A lei “tramada” do (des)apego

icon-Cheila-MartinsDurante alguns anos a lei do (des)apego passou-me mais-ou-menos ao lado. Sempre fui muito ligada a recordações, mas suficientemente autónoma para sacudir o cabelo, somar e seguir. Ajudou o facto de durante muito tempo contarem-se pelos dedos as perdas significativas para mim, depois chegou 2010 e isso mudou, e num ano em que todos perdemos alguma coisa [e ganhamos outras, como a resiliência], eu perdi muito. A má notícia é que foi só o início e que, desde então, a frequência tem sido mais do que a suportável. Refiro-me a Seres que me  dizem mais que muito. Dói.

2015 ainda está no primeiro trimestre e eu já perdi um bocadinho grande ao vê-la assim, naquela cama. O meu cérebro tratou logo de processar imagens bonitas, quase que a tentar anular aquela, e eu de repente dei por mim a sorrir quando me recordei das noites a jogar à bisca, ao lobão e das idas à praça. Sou capaz de desenhar com detalhe a casa na Baixa da Banheira, de identificar o cheiro a orégãos dos caracóis e de reconhecer o sabor dos carapaus alimados, o nosso cérebro é fantástico. Provavelmente ela já se lembra de pouco, isso deixa de ter importância, porque eu não me importo de lhe lembrar todas as vezes. Não partiu, mas parte de mim recolheu-se, como ela se recolheu naquela cama. E fico assim em posição fetal a pensar que já são 96, mas que ainda o ano passado eram 85 [não eram, mas pareciam] e tão bem que ela animava as danças às sextas-feiras. Quem ativou esta espiral do tempo em velocidade rápida, não percebia nada de amor, de saudade e de (des)apego. Espero que saiba pelo menos desativar a função e voltar a colocá-la em velocidade de cruzeiro.

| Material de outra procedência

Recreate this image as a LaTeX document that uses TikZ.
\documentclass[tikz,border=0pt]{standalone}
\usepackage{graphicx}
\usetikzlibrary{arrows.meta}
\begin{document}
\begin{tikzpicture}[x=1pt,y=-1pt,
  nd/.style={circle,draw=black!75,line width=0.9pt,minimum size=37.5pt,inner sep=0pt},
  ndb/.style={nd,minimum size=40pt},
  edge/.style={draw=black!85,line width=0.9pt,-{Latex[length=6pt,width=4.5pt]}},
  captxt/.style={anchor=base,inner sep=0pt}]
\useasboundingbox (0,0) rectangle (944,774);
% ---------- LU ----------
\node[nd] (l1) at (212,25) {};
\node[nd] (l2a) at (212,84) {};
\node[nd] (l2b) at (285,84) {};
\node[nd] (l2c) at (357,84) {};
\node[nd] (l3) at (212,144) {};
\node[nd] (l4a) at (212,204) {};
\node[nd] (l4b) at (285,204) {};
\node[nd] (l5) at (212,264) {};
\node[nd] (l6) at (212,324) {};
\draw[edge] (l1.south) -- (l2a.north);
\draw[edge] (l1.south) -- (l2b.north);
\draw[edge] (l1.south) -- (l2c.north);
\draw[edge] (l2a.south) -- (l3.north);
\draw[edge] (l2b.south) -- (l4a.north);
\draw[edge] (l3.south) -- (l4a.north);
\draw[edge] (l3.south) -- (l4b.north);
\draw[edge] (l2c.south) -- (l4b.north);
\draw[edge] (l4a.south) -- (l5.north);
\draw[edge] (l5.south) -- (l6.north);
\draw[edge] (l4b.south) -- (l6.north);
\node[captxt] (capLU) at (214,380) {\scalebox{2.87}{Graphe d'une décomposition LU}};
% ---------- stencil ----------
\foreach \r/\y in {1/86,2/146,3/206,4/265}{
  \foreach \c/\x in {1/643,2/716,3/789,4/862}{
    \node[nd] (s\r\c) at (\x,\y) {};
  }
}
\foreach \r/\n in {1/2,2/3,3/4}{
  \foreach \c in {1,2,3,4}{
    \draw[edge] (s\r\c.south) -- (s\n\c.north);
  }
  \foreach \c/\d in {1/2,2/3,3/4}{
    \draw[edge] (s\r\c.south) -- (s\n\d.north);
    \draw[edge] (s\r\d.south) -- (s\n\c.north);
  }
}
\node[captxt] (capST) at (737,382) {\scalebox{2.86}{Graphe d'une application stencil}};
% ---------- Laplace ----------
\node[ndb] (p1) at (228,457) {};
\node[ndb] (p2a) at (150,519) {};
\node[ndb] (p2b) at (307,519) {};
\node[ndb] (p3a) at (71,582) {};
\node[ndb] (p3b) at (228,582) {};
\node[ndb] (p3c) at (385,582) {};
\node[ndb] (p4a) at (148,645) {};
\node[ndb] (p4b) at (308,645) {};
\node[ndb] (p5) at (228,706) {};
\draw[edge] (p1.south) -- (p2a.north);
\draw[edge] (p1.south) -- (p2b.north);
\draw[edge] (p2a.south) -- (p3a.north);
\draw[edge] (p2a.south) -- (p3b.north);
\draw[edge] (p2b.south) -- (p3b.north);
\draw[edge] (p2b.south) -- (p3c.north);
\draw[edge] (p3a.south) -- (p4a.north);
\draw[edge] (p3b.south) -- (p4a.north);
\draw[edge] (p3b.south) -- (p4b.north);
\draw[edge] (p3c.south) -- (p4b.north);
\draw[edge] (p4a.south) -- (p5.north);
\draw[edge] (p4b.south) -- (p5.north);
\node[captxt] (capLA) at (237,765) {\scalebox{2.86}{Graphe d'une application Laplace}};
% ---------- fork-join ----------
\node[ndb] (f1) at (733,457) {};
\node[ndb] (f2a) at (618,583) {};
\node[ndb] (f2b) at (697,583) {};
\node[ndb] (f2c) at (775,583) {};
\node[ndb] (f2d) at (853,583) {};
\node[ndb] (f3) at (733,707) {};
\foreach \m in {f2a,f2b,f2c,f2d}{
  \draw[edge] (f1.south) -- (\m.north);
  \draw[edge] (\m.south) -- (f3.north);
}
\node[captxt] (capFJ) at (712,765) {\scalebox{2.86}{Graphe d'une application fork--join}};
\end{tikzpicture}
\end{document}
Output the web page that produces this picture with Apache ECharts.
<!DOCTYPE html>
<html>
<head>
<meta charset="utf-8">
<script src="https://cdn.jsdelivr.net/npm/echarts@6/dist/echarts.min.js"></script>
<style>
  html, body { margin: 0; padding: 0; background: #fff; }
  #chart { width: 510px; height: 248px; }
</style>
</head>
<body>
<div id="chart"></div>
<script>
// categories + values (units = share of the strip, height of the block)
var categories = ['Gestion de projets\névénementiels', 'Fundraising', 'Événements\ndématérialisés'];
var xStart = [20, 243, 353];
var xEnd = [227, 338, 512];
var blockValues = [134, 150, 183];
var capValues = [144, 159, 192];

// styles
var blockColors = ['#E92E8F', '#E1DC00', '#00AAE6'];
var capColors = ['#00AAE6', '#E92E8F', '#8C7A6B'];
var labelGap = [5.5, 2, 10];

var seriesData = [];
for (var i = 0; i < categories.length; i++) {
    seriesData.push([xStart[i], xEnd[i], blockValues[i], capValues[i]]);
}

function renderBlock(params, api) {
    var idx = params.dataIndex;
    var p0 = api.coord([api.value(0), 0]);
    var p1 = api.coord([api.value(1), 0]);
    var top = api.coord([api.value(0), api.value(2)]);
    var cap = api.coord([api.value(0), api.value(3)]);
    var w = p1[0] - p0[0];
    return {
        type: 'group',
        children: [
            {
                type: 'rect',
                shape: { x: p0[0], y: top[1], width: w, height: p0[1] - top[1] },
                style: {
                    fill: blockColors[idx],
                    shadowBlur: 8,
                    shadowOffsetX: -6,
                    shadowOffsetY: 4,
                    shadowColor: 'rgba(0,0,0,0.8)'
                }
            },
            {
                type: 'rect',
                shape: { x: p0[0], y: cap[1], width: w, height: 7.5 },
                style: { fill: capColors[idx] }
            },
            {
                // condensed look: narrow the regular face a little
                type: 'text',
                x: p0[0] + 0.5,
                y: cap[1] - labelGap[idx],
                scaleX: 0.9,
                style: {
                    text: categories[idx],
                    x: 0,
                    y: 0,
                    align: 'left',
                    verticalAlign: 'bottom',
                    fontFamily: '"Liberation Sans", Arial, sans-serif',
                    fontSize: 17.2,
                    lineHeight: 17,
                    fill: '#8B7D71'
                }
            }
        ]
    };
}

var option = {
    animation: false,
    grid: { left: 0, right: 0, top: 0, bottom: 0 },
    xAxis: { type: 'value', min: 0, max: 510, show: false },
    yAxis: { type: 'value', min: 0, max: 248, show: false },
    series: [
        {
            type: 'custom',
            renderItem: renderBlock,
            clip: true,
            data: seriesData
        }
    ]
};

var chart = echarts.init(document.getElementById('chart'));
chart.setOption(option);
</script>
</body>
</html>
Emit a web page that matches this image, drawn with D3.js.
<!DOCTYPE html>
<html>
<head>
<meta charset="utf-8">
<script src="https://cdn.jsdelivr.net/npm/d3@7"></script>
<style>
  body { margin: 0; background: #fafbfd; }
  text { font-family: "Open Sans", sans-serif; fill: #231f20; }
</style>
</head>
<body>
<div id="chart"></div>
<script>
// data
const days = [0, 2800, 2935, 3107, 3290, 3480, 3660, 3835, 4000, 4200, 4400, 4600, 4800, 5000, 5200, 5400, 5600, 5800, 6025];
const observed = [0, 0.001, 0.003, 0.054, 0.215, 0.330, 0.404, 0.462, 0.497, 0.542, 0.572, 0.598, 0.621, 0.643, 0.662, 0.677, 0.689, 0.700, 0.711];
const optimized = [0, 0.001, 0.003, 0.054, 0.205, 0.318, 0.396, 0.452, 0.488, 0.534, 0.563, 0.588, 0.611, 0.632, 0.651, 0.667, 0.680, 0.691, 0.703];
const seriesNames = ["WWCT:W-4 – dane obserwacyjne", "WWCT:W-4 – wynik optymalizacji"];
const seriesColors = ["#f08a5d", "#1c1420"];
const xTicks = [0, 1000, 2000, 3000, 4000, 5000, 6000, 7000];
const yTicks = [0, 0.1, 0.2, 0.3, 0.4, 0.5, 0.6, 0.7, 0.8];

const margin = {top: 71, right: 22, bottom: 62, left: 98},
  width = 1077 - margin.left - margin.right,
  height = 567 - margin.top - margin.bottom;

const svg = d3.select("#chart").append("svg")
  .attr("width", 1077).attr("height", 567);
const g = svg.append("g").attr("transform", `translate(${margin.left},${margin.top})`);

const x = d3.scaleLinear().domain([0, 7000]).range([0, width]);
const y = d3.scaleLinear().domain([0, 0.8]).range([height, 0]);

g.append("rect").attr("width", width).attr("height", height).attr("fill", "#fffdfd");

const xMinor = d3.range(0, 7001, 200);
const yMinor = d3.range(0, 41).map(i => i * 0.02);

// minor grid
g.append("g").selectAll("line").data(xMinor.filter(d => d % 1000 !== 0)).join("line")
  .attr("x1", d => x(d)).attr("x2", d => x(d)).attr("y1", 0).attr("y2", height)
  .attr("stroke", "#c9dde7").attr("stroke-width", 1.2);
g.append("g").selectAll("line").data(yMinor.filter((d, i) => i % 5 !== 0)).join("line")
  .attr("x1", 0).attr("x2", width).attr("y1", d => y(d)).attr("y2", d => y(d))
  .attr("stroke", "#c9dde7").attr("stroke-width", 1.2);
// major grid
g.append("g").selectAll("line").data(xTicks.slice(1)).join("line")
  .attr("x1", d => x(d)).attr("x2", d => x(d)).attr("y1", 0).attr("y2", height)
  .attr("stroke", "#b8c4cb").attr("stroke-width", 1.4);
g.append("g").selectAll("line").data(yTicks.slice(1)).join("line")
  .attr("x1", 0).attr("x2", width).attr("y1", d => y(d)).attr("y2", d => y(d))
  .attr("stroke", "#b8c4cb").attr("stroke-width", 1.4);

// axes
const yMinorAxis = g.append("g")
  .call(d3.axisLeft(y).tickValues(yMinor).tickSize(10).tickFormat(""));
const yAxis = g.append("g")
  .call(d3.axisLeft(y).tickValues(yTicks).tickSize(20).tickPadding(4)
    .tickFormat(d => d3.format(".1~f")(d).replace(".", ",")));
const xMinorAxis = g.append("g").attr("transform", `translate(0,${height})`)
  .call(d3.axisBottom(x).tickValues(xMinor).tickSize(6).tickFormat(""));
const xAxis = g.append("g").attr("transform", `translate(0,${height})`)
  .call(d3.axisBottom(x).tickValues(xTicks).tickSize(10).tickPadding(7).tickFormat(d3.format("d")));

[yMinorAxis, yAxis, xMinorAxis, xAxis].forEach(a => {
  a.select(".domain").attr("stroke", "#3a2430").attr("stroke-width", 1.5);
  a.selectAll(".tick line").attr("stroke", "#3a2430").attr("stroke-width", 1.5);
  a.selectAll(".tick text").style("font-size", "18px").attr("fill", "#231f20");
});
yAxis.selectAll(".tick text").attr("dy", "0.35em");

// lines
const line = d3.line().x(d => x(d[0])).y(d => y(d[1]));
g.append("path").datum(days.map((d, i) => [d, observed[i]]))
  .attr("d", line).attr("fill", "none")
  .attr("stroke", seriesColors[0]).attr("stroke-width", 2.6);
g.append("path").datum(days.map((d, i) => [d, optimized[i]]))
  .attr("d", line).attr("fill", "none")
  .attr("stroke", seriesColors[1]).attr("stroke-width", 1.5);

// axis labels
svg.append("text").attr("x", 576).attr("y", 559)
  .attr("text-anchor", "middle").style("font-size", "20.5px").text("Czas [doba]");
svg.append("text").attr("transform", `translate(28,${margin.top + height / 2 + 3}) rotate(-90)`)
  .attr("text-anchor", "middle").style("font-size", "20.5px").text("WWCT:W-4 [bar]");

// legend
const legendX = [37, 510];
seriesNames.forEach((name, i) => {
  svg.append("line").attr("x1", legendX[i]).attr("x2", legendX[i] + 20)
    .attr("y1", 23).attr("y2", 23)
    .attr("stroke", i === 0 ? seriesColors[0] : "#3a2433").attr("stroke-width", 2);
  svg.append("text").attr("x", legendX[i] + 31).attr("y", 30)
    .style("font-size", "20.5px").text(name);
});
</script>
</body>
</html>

A minha avó é linda na sua simplicidade, tem olhos minúsculos e brilhantes, sorriso aberto, orgulhoso sotaque algarvio e mãos de mãe de oito. Ensinou-me normas com as quais ainda me rejo, entre tantas a humildade de não esperar nada em troca, de levar o cálice sempre vazio. Merece todas estas palavras, mesmo sabendo eu d’ante mão que nunca as irá ler, e talvez seja esta mesmo a base da lei do (des)apego.